Ci sono poi constatazioni sulle quali il consiglio ha non solo la facoltà di esprimere opinioni ma, ora che ne è informato, la responsabilità di assumere deliberazioni. Mi riferisco, particola-mente ma non esaustivamente, alla appostazione in bilancio delle posizioni di rischio, di cui alla constatazione n 7. In questo intervento non entro nel merito, certo che saranno fatti oggetto di specifica trattazione e votazione.
Discontinuità con il passato: questo è il significato dei fatti recentemente accaduti e delle decisioni ultimamente prese. Col deniol se ne smarrisce il senso e se ne vanifica la portata. Mi riferisco a:
La bocciatura in CdA della proposta di aumento di capitale da 600/800 milioni di euro.
Le dimissioni del consigliere Bianchi.
La proposta di aumento di capitale da 1.200 milioni di euro.
Le dimissioni del DG Dalu.
L’adozione del sistema incentivante in sostituzione di quello premiante.
La nomina del nuovo DG Chiesa.
Discontinuità è la esplicita motivazione per cui è stato introdotto il sistema incentivante, di cui avevo caldeggiato l’adozione quando facevo parte del comitato remunerazioni, prima che, visti i reiterati rifiuti, chiedessi di essere sostituito.

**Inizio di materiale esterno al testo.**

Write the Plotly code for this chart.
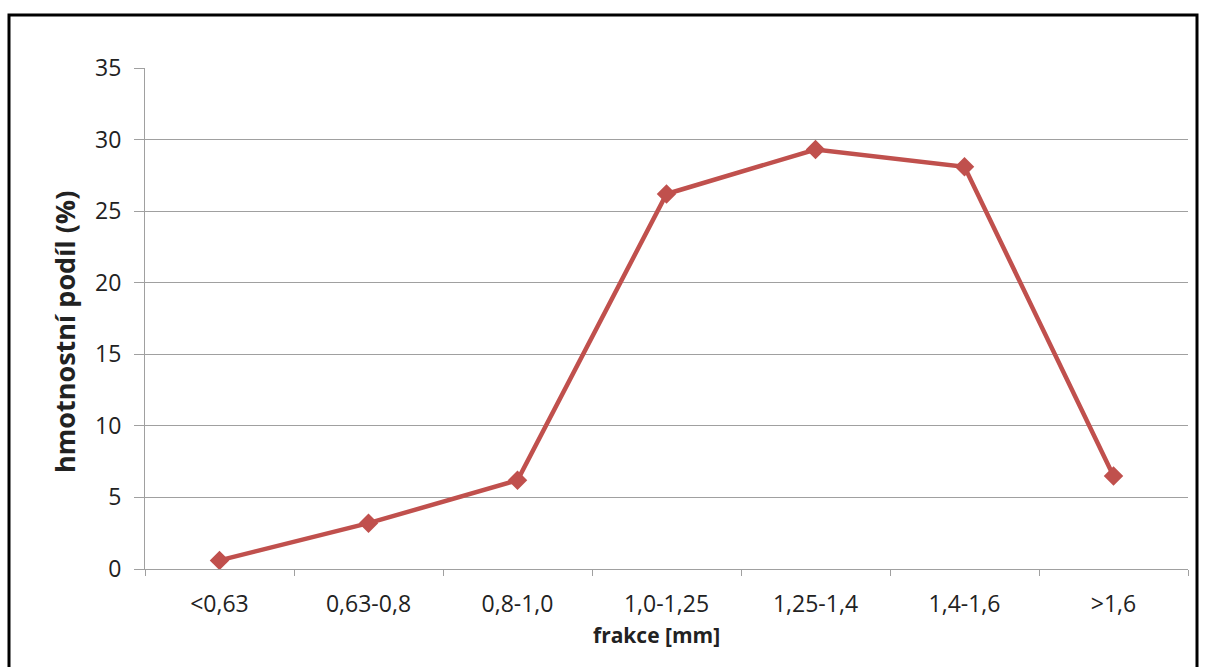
import plotly.graph_objects as go

categories = ["<0,63", "0,63-0,8", "0,8-1,0", "1,0-1,25", "1,25-1,4", "1,4-1,6", ">1,6"]
values = [0.6, 3.2, 6.2, 26.2, 29.3, 28.1, 6.5]
y_ticks = [0, 5, 10, 15, 20, 25, 30, 35]

L, R, T, B = 145, 19, 68, 98
W, H = 1207, 667
pw = W - L - R
ph = H - T - B

fig = go.Figure()
fig.add_trace(go.Scatter(
    x=categories, y=values, mode="lines+markers",
    line=dict(color="#c0504d", width=4.5),
    marker=dict(symbol="diamond", size=15, color="#c0504d"),
    showlegend=False,
))

font = "Open Sans, Liberation Sans, sans-serif"
fig.update_layout(
    width=W, height=H,
    margin=dict(l=L, r=R, t=T, b=B),
    paper_bgcolor="white", plot_bgcolor="white",
    font=dict(family=font, size=23, color="#333333"),
    xaxis=dict(
        type="category", tickson="boundaries", ticks="outside", ticklen=6,
        tickcolor="#a0a0a0", showline=True, linecolor="#a0a0a0", linewidth=1,
        showgrid=False, range=[-0.5, 6.5], ticklabelstandoff=14,
        tickfont=dict(size=23, color="#222222"),
    ),
    yaxis=dict(
        range=[0, 35], tickvals=y_ticks, ticks="outside", ticklen=10,
        tickcolor="#a0a0a0", showline=True, linecolor="#a0a0a0", linewidth=1,
        showgrid=True, gridcolor="#a0a0a0", gridwidth=1, zeroline=False,
        ticklabelstandoff=8,
        tickfont=dict(size=23, color="#222222"),
    ),
    annotations=[
        dict(text="<b>frakce [mm]</b>", xref="paper", yref="paper",
             x=(656 - L) / pw, y=(H - B - 635) / ph, showarrow=False,
             xanchor="center", yanchor="middle",
             font=dict(size=21, color="#222222")),
        dict(text="<b>hmotnostní podíl (%)</b>", xref="paper", yref="paper",
             x=(65 - L) / pw, y=(H - B - 332) / ph, showarrow=False,
             xanchor="center", yanchor="middle", textangle=-90,
             font=dict(size=27, color="#222222")),
    ],
)

# outer frame
fig.add_shape(
    type="rect", xref="paper", yref="paper",
    x0=(9 - L) / pw, x1=(1197 - L) / pw,
    y0=(H - B - 680) / ph, y1=(H - B - 15) / ph,
    line=dict(color="black", width=3), fillcolor="rgba(0,0,0,0)", layer="above",
)

fig.write_html("out.html")
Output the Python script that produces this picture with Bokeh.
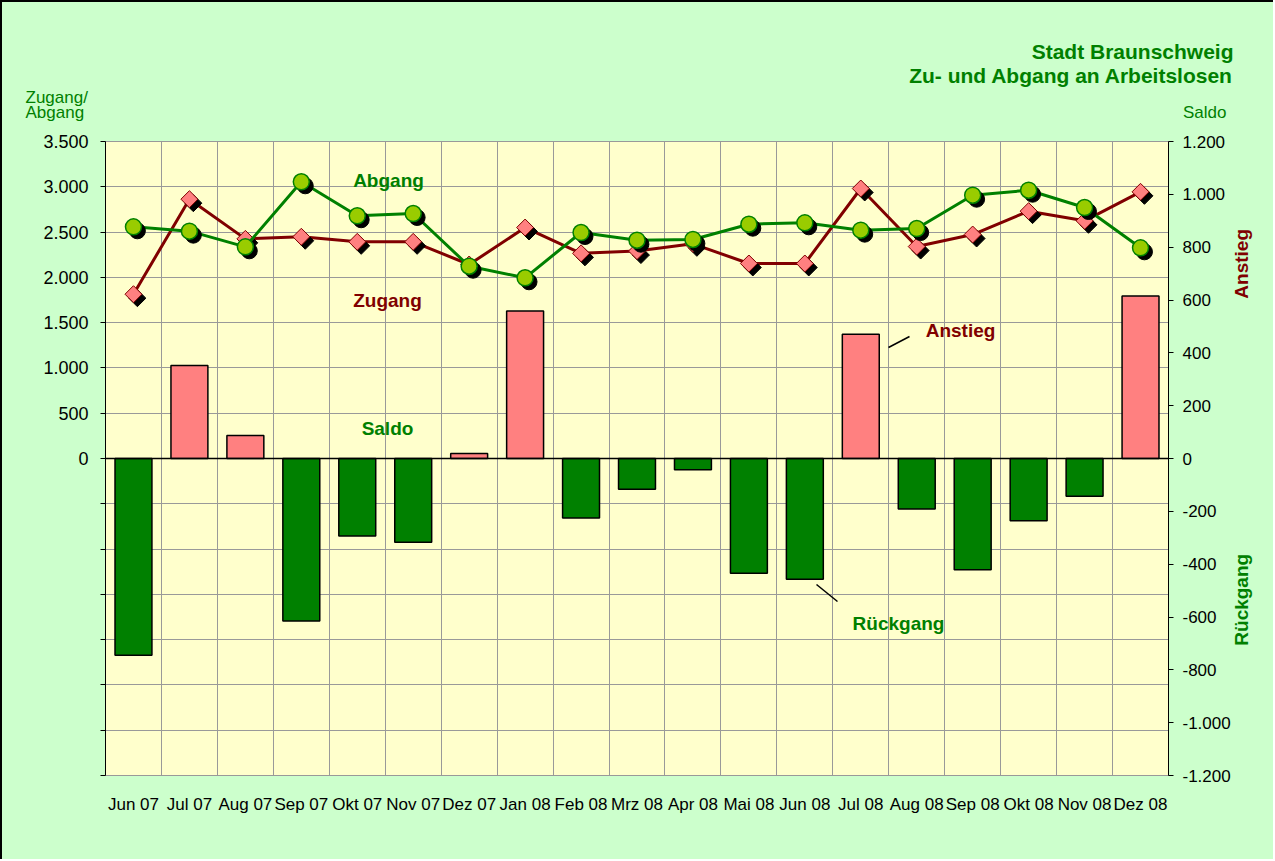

Discontinuità deve essere il segno dell’azione del nuovo direttore generale: l’ho votato solo dopo aver richiesto e ottenuto assicurazioni dal Presidente.
La soluzione radicale del problema della governance è irta di difficoltà anche giuridiche. Ma qualcosa si può fare. Ecco alcune iniziative che propongo al consiglio. Alcune potrebbero essere assunte seduta stante, altre richiedono più precise formulazioni e approfondite discussioni.
Aumento delle deleghe a 5: non dovrebbe neppure più essere citato tra le cose ancora da fare, se il collega Benvenuto non segnalasse di incontrare incomprensibili resistenze nel comitato soci.
L’organo di trasmissione del potere dalle rappresentanze dei soci dipendenti è la direzione del personale. La discontinuità richiesta al nuovo DG deve tradursi in discontinuità di quella direzione, negli uomini, nella struttura organizzativa, nel sistema di deleghe.
Ristabilimento anche formale della distinzione dei ruoli: le rappresentanze sindacali vanno richiamate perché usino solo i locali loro assegnati, non frequentino gli uffici dei consiglieri, se non quando da essi ufficialmente convocati, ed evitino di stazionare nelle adiacenze della sala consiglio, specie quando sono in corso riunioni.
Modifica statutaria che imponga che il CdA sia costituito in maggioranza da consiglieri indipendenti, selezionati dalle più reputate società specializzate.
Il punto ultimo è quanto possiamo fare per segnalare, al mercato e all’Organo di Vigilanza, che questo consiglio è cosciente delle implicazioni di un aumento di capitale di queste dimensioni, in questo mercato, per questa Banca. Quando il numero delle azioni si moltiplica per 3 lo squilibrio tra diritti di voto e diritti di proprietà diventa macroscopico. Nell’ultimo Consiglio ho chiesto una riunione speciale dedicata al tema: oltre agli aspetti tecnici ed economici, ci sono problemi di governance su cui discutere ed eventualmente prendere iniziative. Prima che siano i fatti a prenderle per noi.